Each message is a tuple consisting of (Peer Key, Type, Sequence, Checksum, Payload), for a total of 29 + n bytes.
Message type may be one of:
- PING
- PONG
- GET
- PUT
- DELETE
Message sequence must be a monotonically increasing 32-bit number.
Message checksum is a CRC-32 checksum of the data payload
The message payload takes up the remainder of the message.
Message sequence
Before sending a message, a peer should increment its own internal message sequence ID.
Message integrity
To ensure message integrity, a peer should make the following checks when a message is received:
- Compare the peer key embedded in the message with the sending IP's recorded peer key. If they do not match, and the message is a PUT or DELETE message, discard it.
- Compare the checksum embedded in the message with the checksum of the payload. If they do not match, discard the message.
- Check the message sequence against the sending peer's most recent sequence ID.
- If the message sequence is less than or equal to the previously set sequence ID for that peer, discard the message.
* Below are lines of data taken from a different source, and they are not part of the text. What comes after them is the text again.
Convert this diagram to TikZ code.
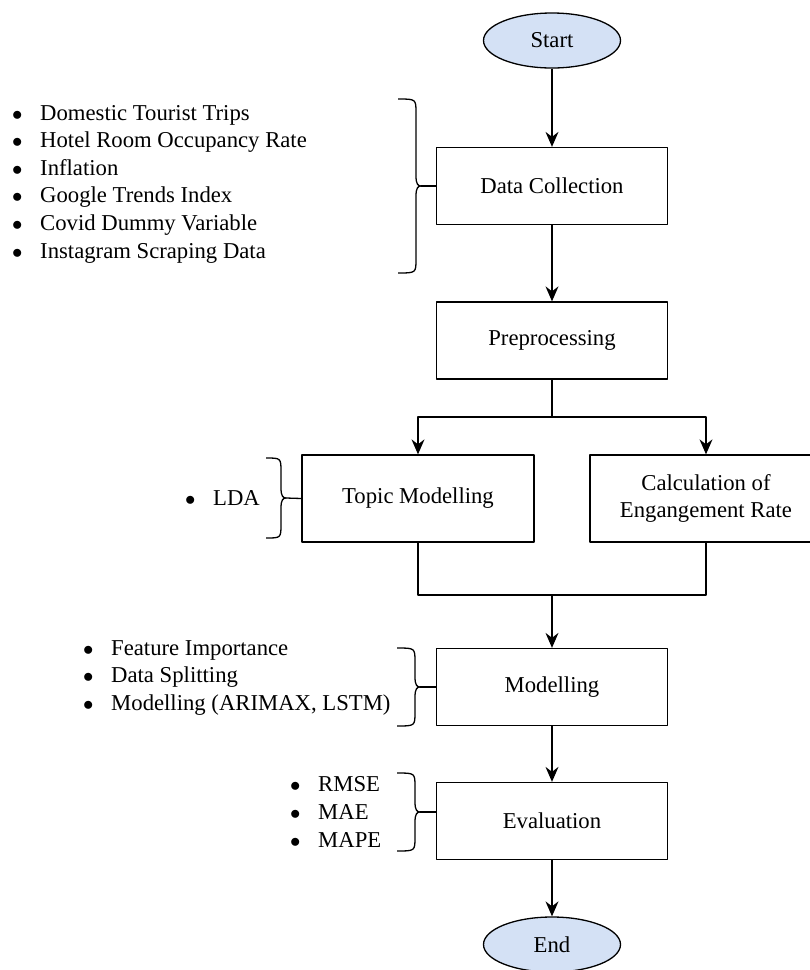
\documentclass[tikz,border=0pt]{standalone}
\usepackage{fontspec}
\setmainfont{Liberation Serif}
\usetikzlibrary{arrows.meta,shapes.geometric}
\definecolor{termblue}{HTML}{D4E1F5}
\newcommand{\bitem}{$\bullet$\hspace{17.8pt}}
% curly bracket: left x, body x, top y, bottom y, name of tip
\newcommand{\curly}[5]{%
  \draw ({#1},{#3}) .. controls ({#2},{#3}) .. ({#2},{#3+14})
    -- ({#2},{(#3+#4)/2-10}) .. controls ({#2},{(#3+#4)/2-2}) and ({#2+2},{(#3+#4)/2}) .. ({#2+5},{(#3+#4)/2})
    coordinate (#5)
    .. controls ({#2+2},{(#3+#4)/2}) and ({#2},{(#3+#4)/2+2}) .. ({#2},{(#3+#4)/2+10})
    -- ({#2},{#4-14}) .. controls ({#2},{#4}) .. ({#1},{#4});}
\begin{document}
\begin{tikzpicture}[x=1pt, y=-1pt, line width=1.3pt, line join=round,
    font=\fontsize{22.7}{27.6}\selectfont,
    >={Stealth[length=15pt,width=13pt,inset=5pt]},
    terminal/.style={ellipse, draw, fill=termblue, minimum width=137pt, minimum height=55pt, inner sep=0pt},
    process/.style={rectangle, draw, minimum width=231pt, minimum height=77pt, align=center, inner sep=2pt},
    subprocess/.style={process, minimum width=232pt, minimum height=87pt},
    itemlist/.style={anchor=west, align=left, inner sep=0pt}]
  \useasboundingbox (0,0) rectangle (810,970);
  % main column
  \node[terminal] (start) at (552,40.5) {Start};
  \node[process] (dc) at (552,186) {Data Collection};
  \node[process] (pre) at (552,340.5) {Preprocessing};
  \node[subprocess] (topic) at (418,498.5) {Topic Modelling};
  \node[subprocess] (calc) at (706,498.5) {Calculation of\\Engangement Rate};
  \node[process] (model) at (552,687) {Modelling};
  \node[process] (eval) at (552,821) {Evaluation};
  \node[terminal] (end) at (552,944.5) {End};
  \coordinate (split) at (552,417);
  \coordinate (merge) at (552,595);
  % connectors
  \draw[->] (start) -- (dc);
  \draw[->] (dc) -- (pre);
  \draw (pre) -- (split);
  \draw[->] (split) -| (topic.north);
  \draw[->] (split) -| (calc.north);
  \draw (topic.south) |- (merge);
  \draw (calc.south) |- (merge);
  \draw[->] (merge) -- (model);
  \draw[->] (model) -- (eval);
  \draw[->] (eval) -- (end);
  % side lists
  \node[itemlist] (dclist) at (11.4,184) {\bitem Domestic Tourist Trips\\\bitem Hotel Room Occupancy Rate\\\bitem Inflation\\\bitem Google Trends Index\\\bitem Covid Dummy Variable\\\bitem Instagram Scraping Data};
  \node[itemlist] (topiclist) at (184.4,498) {\bitem LDA};
  \node[itemlist] (modellist) at (82.4,678) {\bitem Feature Importance\\\bitem Data Splitting\\\bitem Modelling (ARIMAX, LSTM)};
  \node[itemlist] (evallist) at (289.4,812) {\bitem RMSE\\\bitem MAE\\\bitem MAPE};
  % brackets
  \curly{398}{416}{99}{273}{dctip}
  \draw (dctip) -- (dc.west);
  \curly{266}{281}{458}{538}{topictip}
  \draw (topictip) -- (topic.west);
  \curly{397}{415}{648}{726}{modeltip}
  \draw (modeltip) -- (model.west);
  \curly{397}{415}{773}{851}{evaltip}
  \draw (evaltip) -- (evaltip -| eval.west);
\end{tikzpicture}
\end{document}
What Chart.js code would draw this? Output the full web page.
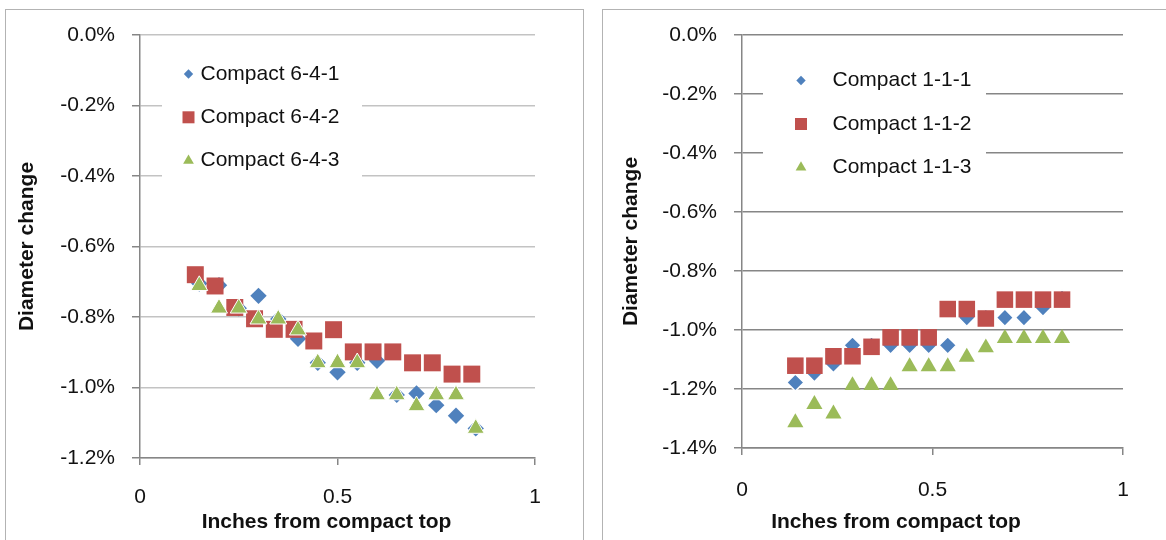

- Otherwise, update the peer's sequence ID and reset its timeout counter to v.
 
PING messages
PING messages have a checksum of 0 and no payload.
PONG messages
A PONG message payload consists of the sequence number from the corresponding PING packet.
GET messages
A GET message payload consists of the tuple (Layer, Level, Row, Column). The layer value is a zero-terminated string. The row and column values are 32-bit integers.
PUT messages
A PUT message payload consists of the tuple (Layer, Level, Row, Column, Data).
DELETE messages
A DELETE message payload consists of the tuple (Layer, Level, MinRow, MinCol, MaxRow, MaxCol).
References
- This model is based largely on the Kademlia algorithm discussed at length in Distributed Tile Caching, with the addition of a directory server to keep latency down.
- Web Caching with Consistent Hashing is a seminal work in distributed caching.
- A pure-Perl implementation of the algorithm described in the above paper.